As 2024 approaches, it signals a departure from the norm as Marvel Studios releases only one movie, Deadpool 3, the first time since 2012. Disney CEO Bob Iger acknowledged the impact of diluting quality for quantity, citing the oversaturation of the market due to Disney+’s demand for both streaming series and films from Marvel. Warner Bros. faced a similar challenge, struggling to replicate Marvel’s formula of creating a cohesive universe that builds anticipation for each subsequent film.

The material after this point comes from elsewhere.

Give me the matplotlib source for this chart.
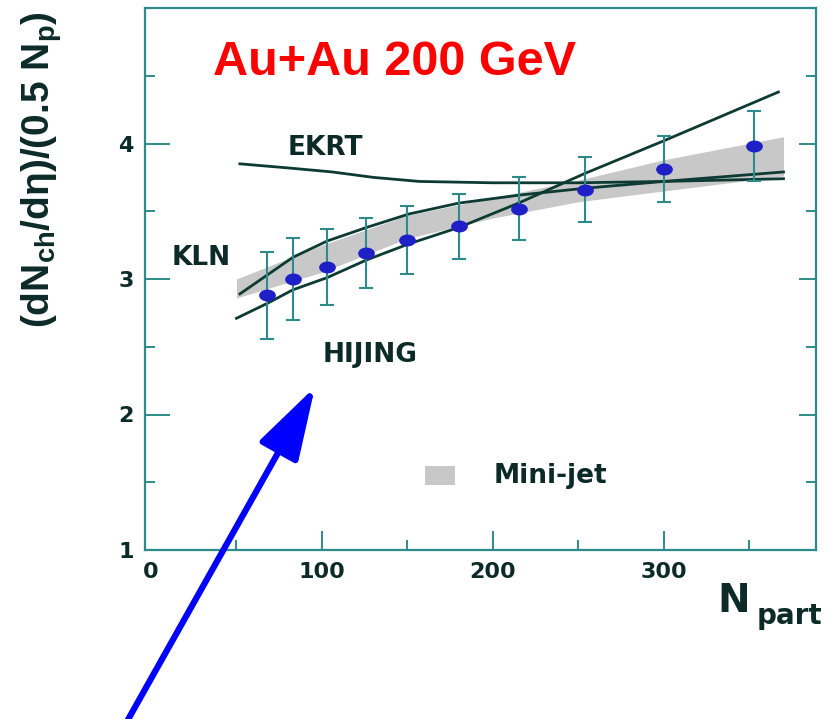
import numpy as np
import matplotlib
matplotlib.use("Agg")
import matplotlib.pyplot as plt
from matplotlib.path import Path
from matplotlib.patches import Rectangle
from matplotlib.ticker import MultipleLocator, FixedLocator

plt.rcParams.update({
    "font.family": "DejaVu Sans", "font.weight": "bold",
    "mathtext.fontset": "custom", "mathtext.bf": "Liberation Sans:bold",
    "mathtext.rm": "Liberation Sans:bold",
})

TEAL = "#2e8b8b"; INK = "#0c2a28"; LINE = "#0d3b33"; BLUE = "#1f1fc8"; BAND = "#c8c8c8"

# PHOBOS-style data points
npart = [68, 83, 103, 126, 150, 180, 215, 254, 300, 353]
ratio = [2.88, 3.00, 3.09, 3.19, 3.29, 3.39, 3.52, 3.66, 3.81, 3.98]
err = [0.32, 0.30, 0.28, 0.26, 0.25, 0.24, 0.23, 0.24, 0.245, 0.26]

# model curves
ekrt_x = [52, 80, 106, 130, 157, 200, 250, 300, 370]
ekrt_y = [3.85, 3.82, 3.79, 3.75, 3.72, 3.71, 3.71, 3.72, 3.74]
kln_x = [52, 83, 103, 126, 151, 180, 216, 254, 300, 370]
kln_y = [2.89, 3.16, 3.28, 3.38, 3.48, 3.56, 3.62, 3.67, 3.72, 3.79]
hij_x = [50, 68, 83, 103, 126, 151, 180, 215, 254, 300, 367]
hij_y = [2.71, 2.82, 2.92, 3.01, 3.14, 3.26, 3.38, 3.56, 3.78, 4.02, 4.38]

# mini-jet band
band_x = [50, 100, 150, 200, 250, 300, 370]
band_lo = [2.86, 3.05, 3.30, 3.45, 3.57, 3.65, 3.76]
band_hi = [3.00, 3.25, 3.47, 3.60, 3.73, 3.88, 4.05]

fig = plt.figure(figsize=(8.4, 7.19), dpi=100)
ax = fig.add_axes([145 / 840, 1 - 550 / 719, 671 / 840, 542 / 719])

ax.fill_between(band_x, band_lo, band_hi, color=BAND, lw=0, zorder=1)
for xs, ys in [(ekrt_x, ekrt_y), (kln_x, kln_y), (hij_x, hij_y)]:
    ax.plot(xs, ys, color=LINE, lw=2.0, zorder=3)

circ = Path.unit_circle()
ell = Path(circ.vertices * np.array([1.45, 1.0]), circ.codes)
ax.errorbar(npart, ratio, yerr=err, fmt="none", ecolor=TEAL, elinewidth=1.5,
            capsize=5, capthick=1.5, zorder=4)
ax.plot(npart, ratio, ls="none", marker=ell, ms=11, color=BLUE, mec=BLUE, zorder=5)

ax.set_xlim(-3.5, 389); ax.set_ylim(1, 5)
ax.xaxis.set_major_locator(MultipleLocator(100)); ax.xaxis.set_minor_locator(MultipleLocator(50))
ax.yaxis.set_major_locator(FixedLocator([1, 2, 3, 4])); ax.yaxis.set_minor_locator(MultipleLocator(0.5))
for s in ax.spines.values():
    s.set_color(TEAL); s.set_linewidth(1.6)
ax.tick_params(which="both", direction="in", color=TEAL, width=1.4, top=False, right=True,
               labelcolor=INK, labelsize=16)
ax.tick_params(axis="y", which="major", length=18, pad=8)
ax.tick_params(axis="x", which="major", length=14, pad=9)
ax.tick_params(which="minor", length=7)
for t in ax.yaxis.get_major_ticks():
    t.tick2line.set_markersize(12)
for t, loc in zip(ax.xaxis.get_major_ticks(), ax.xaxis.get_majorticklocs()):
    if loc == 0:
        t.tick1line.set_visible(False)

ax.text(0.101, 0.876, "Au+Au 200 GeV", transform=ax.transAxes, color="#ff0000",
        fontsize=35, fontweight="bold", family="Liberation Sans", va="baseline")
lab = dict(transform=ax.transAxes, color=INK, fontsize=19, fontweight="bold", va="baseline")
ax.text(0.213, 0.729, "EKRT", **lab)
ax.text(0.040, 0.526, "KLN", **lab)
ax.text(0.264, 0.347, "HIJING", **lab)

ax.add_patch(Rectangle((0.417, 0.12), 0.0447, 0.035, transform=ax.transAxes,
                       color=BAND, lw=0, clip_on=False))
ax.text(0.519, 0.124, "Mini-jet", transform=ax.transAxes, color=INK, fontsize=19,
        fontweight="bold", va="baseline")

fig.text(42 / 840, 1 - 170 / 719, r"(dN$_{\mathbf{ch}}$/dη)/(0.5 N$_{\mathbf{p}}$)",
         rotation=90, ha="center", va="center", fontsize=28, fontweight="bold",
         family="Liberation Sans", color=INK)
fig.text(717 / 840, 1 - 612 / 719, r"N", fontsize=28, fontweight="bold", color=INK,
         ha="left", va="baseline")
fig.text(757 / 840, 1 - 624 / 719, "part", fontsize=20, fontweight="bold", color=INK,
         ha="left", va="baseline")

ax.annotate("", xy=(315, 719 - 387), xytext=(125, -6), xycoords="figure pixels",
            textcoords="figure pixels", annotation_clip=False,
            arrowprops=dict(arrowstyle="-|>,head_length=4.5,head_width=1.35",
                            mutation_scale=10, lw=4.5, color="#0000ff",
                            shrinkA=0, shrinkB=0))

fig.savefig("out.png", dpi=100)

While Deadpool 3 may offer a refreshing boost to the genre, serving as a sequel to a genuinely popular superhero movie and featuring the return of Hugh Jackman’s Wolverine, it’s not the sole contender in 2024. Sony Pictures plans to release three Spider-Man villain spinoffs, with Venom 3 scheduled for November 8, 2024. Warner Bros. presents a unique twist with Joker: Folie à Deux, a musical sequel to the Oscar-winning crime drama that grossed $1 billion.
The success of Deadpool 3 and Joker: Folie à Deux may hold the key to the genre’s future. Deadpool’s return after a hiatus, much like Guardians of the Galaxy Vol. 3 and Spider-Man: Across the Spider-Verse in 2023, could signal that certain characters resonate with audiences over time. Meanwhile, Joker 2 introduces a potentially new approach to comic book adaptations, with a musical angle and an exploration of uncharted territory for the iconic character.
As the genre faces a potential crossroads, questions linger about the ability of a new approach to comic book IP, such as Joker: Folie à Deux, to captivate audiences and achieve box office success. If successful, it could demonstrate the untapped potential of taking risks within the genre. The prevailing sentiment suggests that a reset in 2025, whether through a full-on reboot like Superman: Legacy or the introduction of new IPs like Thunderbolts and Fantastic Four, may be necessary for the genre to thrive.
The superhero movie landscape is undoubtedly changing, and the lessons learned in 2023 may shape the industry’s future. A careful balance between quality and quantity, coupled with innovative storytelling, appears to be the key to reinvigorating audience interest. As the gap between superhero releases widens in 2024, the industry watches with bated breath to see if bold moves and fresh narratives will save the genre from the spectre of superhero fatigue and usher in a new era of cinematic heroics.